[Entries with chart source code]
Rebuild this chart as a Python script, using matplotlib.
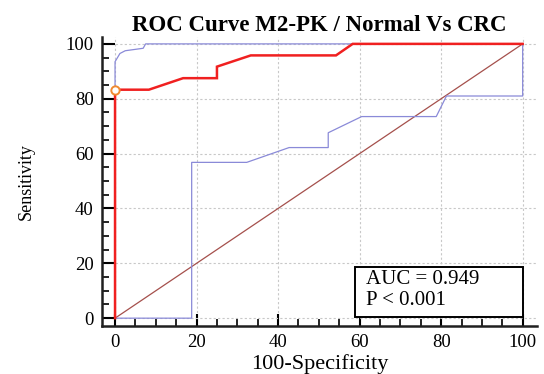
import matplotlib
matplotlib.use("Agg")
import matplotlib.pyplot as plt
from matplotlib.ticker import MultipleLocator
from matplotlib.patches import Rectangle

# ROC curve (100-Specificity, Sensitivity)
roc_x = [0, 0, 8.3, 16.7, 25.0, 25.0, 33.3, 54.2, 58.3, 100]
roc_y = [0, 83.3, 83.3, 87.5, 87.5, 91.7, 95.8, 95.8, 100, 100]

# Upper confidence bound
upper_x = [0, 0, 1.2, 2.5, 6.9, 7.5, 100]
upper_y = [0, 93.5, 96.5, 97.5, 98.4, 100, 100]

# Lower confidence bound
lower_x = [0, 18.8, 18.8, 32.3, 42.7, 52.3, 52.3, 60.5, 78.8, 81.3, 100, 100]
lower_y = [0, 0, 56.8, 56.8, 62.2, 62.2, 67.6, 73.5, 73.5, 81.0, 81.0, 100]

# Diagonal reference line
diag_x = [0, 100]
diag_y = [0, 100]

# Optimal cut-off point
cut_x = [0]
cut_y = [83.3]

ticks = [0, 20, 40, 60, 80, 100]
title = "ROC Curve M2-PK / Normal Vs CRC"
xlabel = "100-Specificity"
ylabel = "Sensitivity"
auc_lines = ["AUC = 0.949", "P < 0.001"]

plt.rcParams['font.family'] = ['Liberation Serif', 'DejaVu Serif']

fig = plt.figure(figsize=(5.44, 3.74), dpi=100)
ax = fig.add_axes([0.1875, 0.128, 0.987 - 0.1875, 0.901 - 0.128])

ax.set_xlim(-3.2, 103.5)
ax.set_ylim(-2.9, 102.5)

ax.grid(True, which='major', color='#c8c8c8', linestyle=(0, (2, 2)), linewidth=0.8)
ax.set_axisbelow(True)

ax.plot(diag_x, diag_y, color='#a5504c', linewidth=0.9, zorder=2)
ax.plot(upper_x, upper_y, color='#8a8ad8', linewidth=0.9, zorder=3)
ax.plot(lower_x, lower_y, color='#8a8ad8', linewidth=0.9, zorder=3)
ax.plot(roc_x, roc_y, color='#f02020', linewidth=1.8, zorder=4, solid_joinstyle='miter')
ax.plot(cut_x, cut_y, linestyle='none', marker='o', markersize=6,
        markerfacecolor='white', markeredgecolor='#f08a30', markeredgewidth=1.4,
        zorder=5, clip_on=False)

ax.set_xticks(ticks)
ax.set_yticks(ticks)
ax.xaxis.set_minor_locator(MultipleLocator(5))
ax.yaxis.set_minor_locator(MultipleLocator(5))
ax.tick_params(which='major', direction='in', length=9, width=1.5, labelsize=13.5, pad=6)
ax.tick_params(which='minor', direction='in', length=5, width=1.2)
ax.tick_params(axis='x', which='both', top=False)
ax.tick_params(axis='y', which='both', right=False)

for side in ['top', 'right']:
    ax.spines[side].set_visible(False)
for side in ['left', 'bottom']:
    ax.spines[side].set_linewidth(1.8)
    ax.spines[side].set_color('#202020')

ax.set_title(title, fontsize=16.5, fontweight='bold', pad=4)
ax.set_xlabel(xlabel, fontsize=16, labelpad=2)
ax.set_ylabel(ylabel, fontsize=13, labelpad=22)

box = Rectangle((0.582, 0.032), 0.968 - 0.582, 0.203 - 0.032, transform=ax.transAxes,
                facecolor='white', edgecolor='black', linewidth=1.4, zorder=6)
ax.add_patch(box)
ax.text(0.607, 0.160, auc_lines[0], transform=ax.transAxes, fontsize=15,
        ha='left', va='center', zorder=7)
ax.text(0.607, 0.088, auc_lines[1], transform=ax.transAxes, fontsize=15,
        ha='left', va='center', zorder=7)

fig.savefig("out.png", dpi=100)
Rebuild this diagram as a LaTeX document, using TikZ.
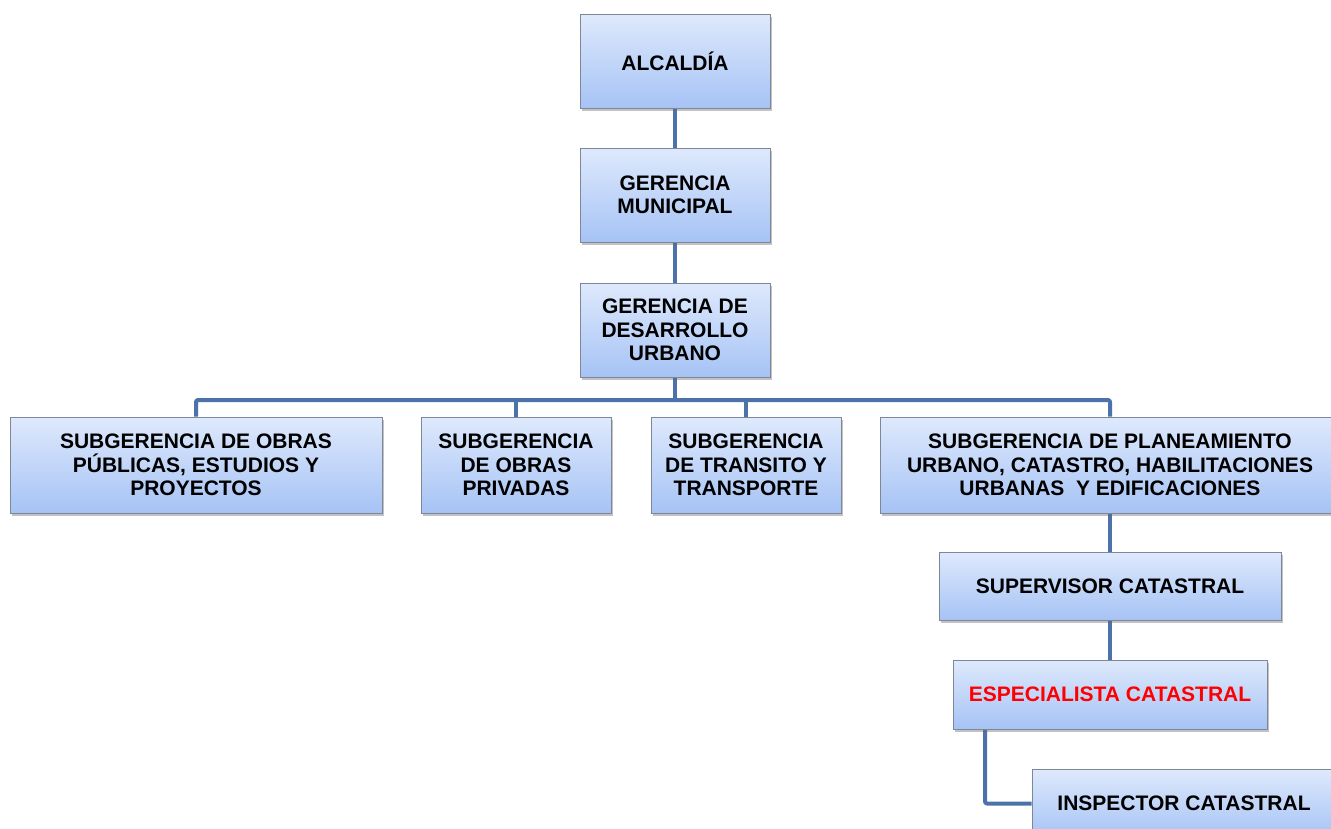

What you are asked to do: Repeat exactly and only the lines from the start of the data above through the line that holds "ax.set_ylim(-2.9, 102.5)", inclusive. Pictures do not belong in the copy.

Finished task:
Rebuild this chart as a Python script, using matplotlib.
import matplotlib
matplotlib.use("Agg")
import matplotlib.pyplot as plt
from matplotlib.ticker import MultipleLocator
from matplotlib.patches import Rectangle

# ROC curve (100-Specificity, Sensitivity)
roc_x = [0, 0, 8.3, 16.7, 25.0, 25.0, 33.3, 54.2, 58.3, 100]
roc_y = [0, 83.3, 83.3, 87.5, 87.5, 91.7, 95.8, 95.8, 100, 100]

# Upper confidence bound
upper_x = [0, 0, 1.2, 2.5, 6.9, 7.5, 100]
upper_y = [0, 93.5, 96.5, 97.5, 98.4, 100, 100]

# Lower confidence bound
lower_x = [0, 18.8, 18.8, 32.3, 42.7, 52.3, 52.3, 60.5, 78.8, 81.3, 100, 100]
lower_y = [0, 0, 56.8, 56.8, 62.2, 62.2, 67.6, 73.5, 73.5, 81.0, 81.0, 100]

# Diagonal reference line
diag_x = [0, 100]
diag_y = [0, 100]

# Optimal cut-off point
cut_x = [0]
cut_y = [83.3]

ticks = [0, 20, 40, 60, 80, 100]
title = "ROC Curve M2-PK / Normal Vs CRC"
xlabel = "100-Specificity"
ylabel = "Sensitivity"
auc_lines = ["AUC = 0.949", "P < 0.001"]

plt.rcParams['font.family'] = ['Liberation Serif', 'DejaVu Serif']

fig = plt.figure(figsize=(5.44, 3.74), dpi=100)
ax = fig.add_axes([0.1875, 0.128, 0.987 - 0.1875, 0.901 - 0.128])

ax.set_xlim(-3.2, 103.5)
ax.set_ylim(-2.9, 102.5)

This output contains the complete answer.